[Items]

==================================================

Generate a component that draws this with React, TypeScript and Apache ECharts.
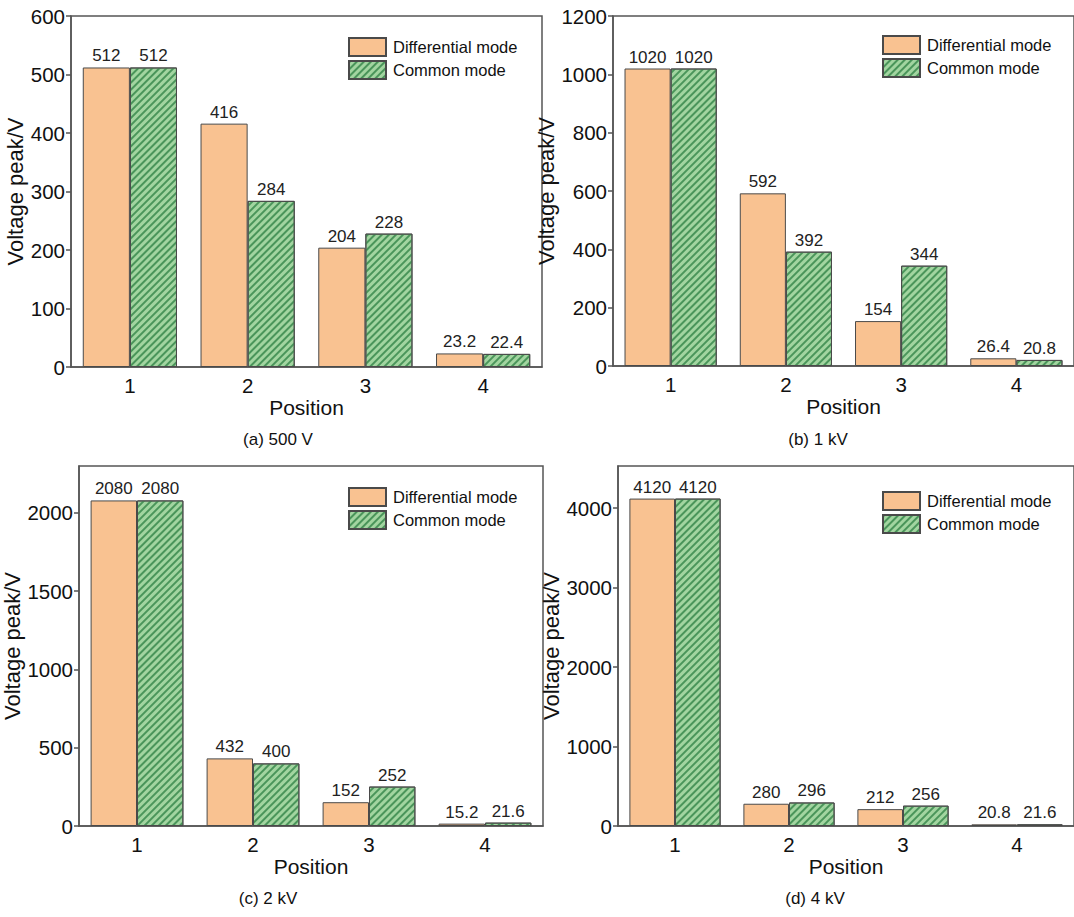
import React, { useEffect, useRef } from "react";
import * as echarts from "echarts";

// Measurement positions along the line
const positions = ["1", "2", "3", "4"];

// Peak voltages (V) for each injected surge level
const diff500 = [512, 416, 204, 23.2];
const common500 = [512, 284, 228, 22.4];
const diff1k = [1020, 592, 154, 26.4];
const common1k = [1020, 392, 344, 20.8];
const diff2k = [2080, 432, 152, 15.2];
const common2k = [2080, 400, 252, 21.6];
const diff4k = [4120, 280, 212, 20.8];
const common4k = [4120, 296, 256, 21.6];

// Y-axis tick labels per panel
const ticks500 = [0, 100, 200, 300, 400, 500, 600];
const ticks1k = [0, 200, 400, 600, 800, 1000, 1200];
const ticks2k = [0, 500, 1000, 1500, 2000];
const ticks4k = [0, 1000, 2000, 3000, 4000];

const captions = ["(a) 500 V", "(b) 1 kV", "(c) 2 kV", "(d) 4 kV"];

const FONT = "Liberation Sans, Arial, sans-serif";
const AXIS_COLOR = "#555";
const ORANGE = "#f9c291";
const GREEN = "#a2d5a0";
const STRIPE = "#4a955a";
const BORDER = "#4a4a4a";

const panels = [
  { left: 71, top: 16, width: 471, height: 351, max: 600, ticks: ticks500, yGap: 42, diff: diff500, common: common500, legend: [348, 37] },
  { left: 613, top: 16, width: 472, height: 350, max: 1200, ticks: ticks1k, yGap: 49, diff: diff1k, common: common1k, legend: [882, 35] },
  { left: 79, top: 466, width: 464, height: 360, max: 2300, ticks: ticks2k, yGap: 50, diff: diff2k, common: common2k, legend: [348, 487] },
  { left: 618, top: 466, width: 464, height: 360, max: 4530, ticks: ticks4k, yGap: 54, diff: diff4k, common: common4k, legend: [882, 491] },
];

const captionPos = [
  [278, 439],
  [818, 439],
  [268, 898],
  [815, 898],
];

export default function App() {
  const ref = useRef<HTMLDivElement>(null);

  useEffect(() => {
    document.body.style.margin = "0";
    if (!ref.current) return;
    const chart = echarts.init(ref.current, undefined, { renderer: "svg" });

    const labelStyle = {
      show: true,
      position: "top" as const,
      distance: 3,
      fontSize: 17,
      color: "#222",
      fontFamily: FONT,
    };

    const option: any = {
      animation: false,
      backgroundColor: "#fff",
      textStyle: { fontFamily: FONT },
      grid: panels.map((p) => ({
        left: p.left,
        top: p.top,
        width: p.width,
        height: p.height,
        show: true,
        borderColor: AXIS_COLOR,
        borderWidth: 1.5,
        containLabel: false,
      })),
      xAxis: panels.map((p, i) => ({
        type: "category",
        gridIndex: i,
        data: positions,
        axisLine: { lineStyle: { color: AXIS_COLOR, width: 1.5 } },
        axisTick: { show: false },
        axisLabel: { fontSize: 20.5, color: "#111", margin: 8, fontFamily: FONT },
        name: "Position",
        nameLocation: "middle",
        nameGap: 30,
        nameTextStyle: { fontSize: 21, color: "#111", fontFamily: FONT },
        splitLine: { show: false },
      })),
      yAxis: panels.map((p, i) => ({
        type: "value",
        gridIndex: i,
        min: 0,
        max: p.max,
        axisLine: { show: true, lineStyle: { color: AXIS_COLOR, width: 1.5 } },
        axisTick: { show: true, inside: false, length: 5, customValues: p.ticks, lineStyle: { color: AXIS_COLOR, width: 1.5 } },
        axisLabel: {
          fontSize: 20.5,
          color: "#111",
          margin: 6,
          customValues: p.ticks,
          fontFamily: FONT,
          formatter: (v: number) => String(v),
        },
        splitLine: { show: false },
        name: "Voltage peak/V",
        nameLocation: "middle",
        nameGap: p.yGap,
        nameTextStyle: { fontSize: 22, color: "#111", fontFamily: FONT },
      })),
      legend: panels.map((p) => ({
        orient: "vertical",
        left: p.legend[0],
        top: p.legend[1],
        padding: 0,
        itemWidth: 37,
        itemHeight: 18,
        itemGap: 3,
        icon: "rect",
        data: ["Differential mode", "Common mode"],
        textStyle: { fontSize: 16.5, color: "#111", fontFamily: FONT, padding: [0, 0, 0, 2] },
        selectedMode: false,
      })),
      series: panels.flatMap((p, i) => [
        {
          type: "bar",
          name: "Differential mode",
          xAxisIndex: i,
          yAxisIndex: i,
          data: p.diff,
          barGap: "0%",
          barCategoryGap: "20%",
          itemStyle: { color: ORANGE, borderColor: BORDER, borderWidth: 1 },
          label: labelStyle,
        },
        {
          type: "bar",
          name: "Common mode",
          xAxisIndex: i,
          yAxisIndex: i,
          data: p.common,
          barGap: "0%",
          barCategoryGap: "20%",
          itemStyle: {
            color: GREEN,
            borderColor: BORDER,
            borderWidth: 1,
            decal: {
              symbol: "rect",
              symbolSize: 1,
              color: STRIPE,
              dashArrayX: [1, 0],
              dashArrayY: [1.2, 2.8],
              rotation: -Math.PI / 4,
            },
          },
          label: labelStyle,
        },
      ]),
      graphic: captions.map((c, i) => ({
        type: "text",
        x: captionPos[i][0],
        y: captionPos[i][1],
        style: {
          text: c,
          fontSize: 17,
          fill: "#111",
          fontFamily: FONT,
          textAlign: "center",
          textVerticalAlign: "middle",
        },
      })),
    };

    chart.setOption(option);
    return () => chart.dispose();
  }, []);

  return <div ref={ref} style={{ width: 1074, height: 917 }} />;
}
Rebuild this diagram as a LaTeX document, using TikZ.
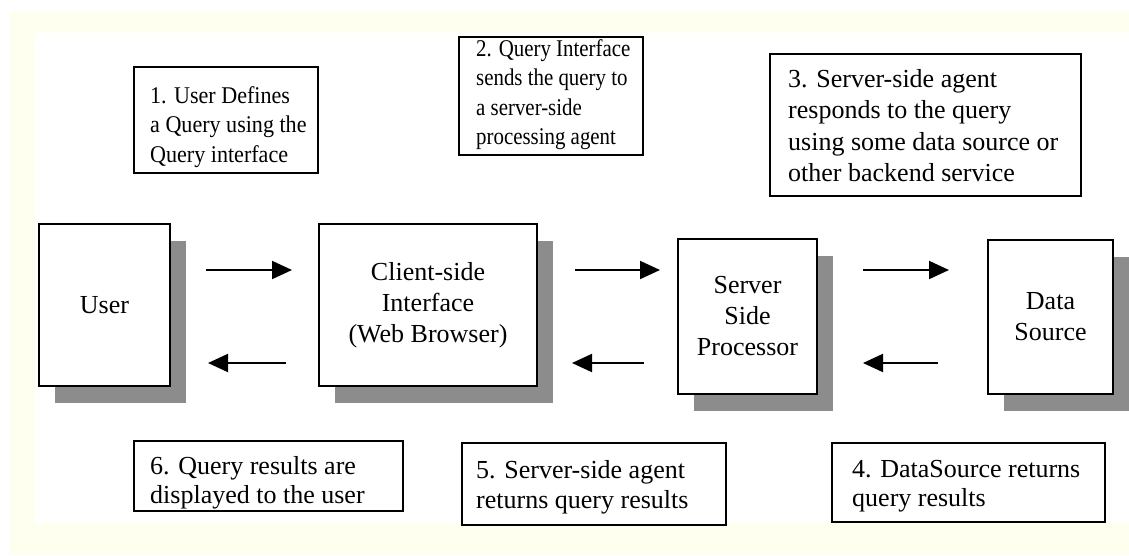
\documentclass[tikz,border=0pt]{standalone}
\usepackage{fontspec}
\setmainfont{Liberation Serif}
\newfontfamily\narrowA[FakeStretch=0.92]{Liberation Serif}
\newfontfamily\narrowB[FakeStretch=0.87]{Liberation Serif}
\usetikzlibrary{arrows.meta,shadows}
\definecolor{ivory}{RGB}{255,255,240}
\definecolor{shade}{RGB}{140,140,140}
\begin{document}
\begin{tikzpicture}[x=1pt,y=-1pt,
  mainbox/.style={draw=black, line width=2pt, fill=white, inner sep=0pt, anchor=north west,
    align=center, font=\fontsize{26}{31}\selectfont,
    drop shadow={shadow xshift=16pt, shadow yshift=-17pt, fill=shade, opacity=1}},
  descbox/.style={draw=black, line width=2pt, fill=white, inner sep=0pt, anchor=north west},
  desctext/.style={inner sep=0pt, anchor=north west, align=left, font=\fontsize{26}{30}\selectfont},
  bigtext/.style={desctext, font=\fontsize{26}{31.5}\selectfont},
  flow/.style={line width=2pt, -{Triangle[length=20pt,width=18pt]}}
]
\useasboundingbox (0,0) rectangle (1129,555);
\fill[white] (0,0) rectangle (1129,555);
\fill[ivory] (10,12) rectangle (1129,555);
\fill[white] (35,33) rectangle (1129,523);

% description boxes
\node[descbox, minimum width=184pt, minimum height=106pt] (b1) at (133,66) {};
\node[desctext, font=\narrowA\fontsize{24}{29.5}\selectfont] (t1) at (150,86) {1. User Defines\\a Query using the\\Query interface};
\node[descbox, minimum width=184pt, minimum height=118pt] (b2) at (458,36) {};
\node[desctext, font=\narrowB\fontsize{24}{29.5}\selectfont] (t2) at (476,39) {2. Query Interface\\sends the query to\\a server-side\\processing agent};
\node[descbox, minimum width=311pt, minimum height=142pt] (b3) at (769,53) {};
\node[bigtext] (t3) at (788,69) {3. Server-side agent\\responds to the query\\using some data source or\\other backend service};
\node[descbox, minimum width=273pt, minimum height=79pt] (b4) at (831,442) {};
\node[desctext, font=\fontsize{26}{29}\selectfont] (t4) at (852,460) {4. DataSource returns\\query results};
\node[descbox, minimum width=264pt, minimum height=82pt] (b5) at (461,442) {};
\node[desctext] (t5) at (476,460) {5. Server-side agent\\returns query results};
\node[descbox, minimum width=269pt, minimum height=70pt] (b6) at (133,440) {};
\node[desctext, font=\fontsize{26}{29}\selectfont] (t6) at (150,456) {6. Query results are\\displayed to the user};

% main boxes
\node[mainbox, minimum width=131pt, minimum height=162pt] (user) at (38,223) {User};
\node[mainbox, minimum width=218pt, minimum height=162pt] (client) at (318,223) {Client-side\\Interface\\(Web Browser)};
\node[mainbox, minimum width=139pt, minimum height=155pt] (server) at (677,238) {Server\\Side\\Processor};
\node[mainbox, minimum width=125pt, minimum height=154pt] (data) at (987,239) {Data\\Source};

% arrows
\coordinate (a1s) at (206,270); \coordinate (a1e) at (292,270);
\coordinate (a2s) at (286,363); \coordinate (a2e) at (208,363);
\coordinate (a3s) at (575,270); \coordinate (a3e) at (660,270);
\coordinate (a4s) at (644,363); \coordinate (a4e) at (572,363);
\coordinate (a5s) at (863,270); \coordinate (a5e) at (949,270);
\coordinate (a6s) at (938,363); \coordinate (a6e) at (863,363);
\draw[flow] (a1s) -- (a1e);
\draw[flow] (a2s) -- (a2e);
\draw[flow] (a3s) -- (a3e);
\draw[flow] (a4s) -- (a4e);
\draw[flow] (a5s) -- (a5e);
\draw[flow] (a6s) -- (a6e);
\end{tikzpicture}
\end{document}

==================================================

Start at the first line of the records and write out everything up to and including the line containing "const common4k = [4120, 296, 256, 21.6];". No pictures.

Generate a component that draws this with React, TypeScript and Apache ECharts.
import React, { useEffect, useRef } from "react";
import * as echarts from "echarts";

// Measurement positions along the line
const positions = ["1", "2", "3", "4"];

// Peak voltages (V) for each injected surge level
const diff500 = [512, 416, 204, 23.2];
const common500 = [512, 284, 228, 22.4];
const diff1k = [1020, 592, 154, 26.4];
const common1k = [1020, 392, 344, 20.8];
const diff2k = [2080, 432, 152, 15.2];
const common2k = [2080, 400, 252, 21.6];
const diff4k = [4120, 280, 212, 20.8];
const common4k = [4120, 296, 256, 21.6];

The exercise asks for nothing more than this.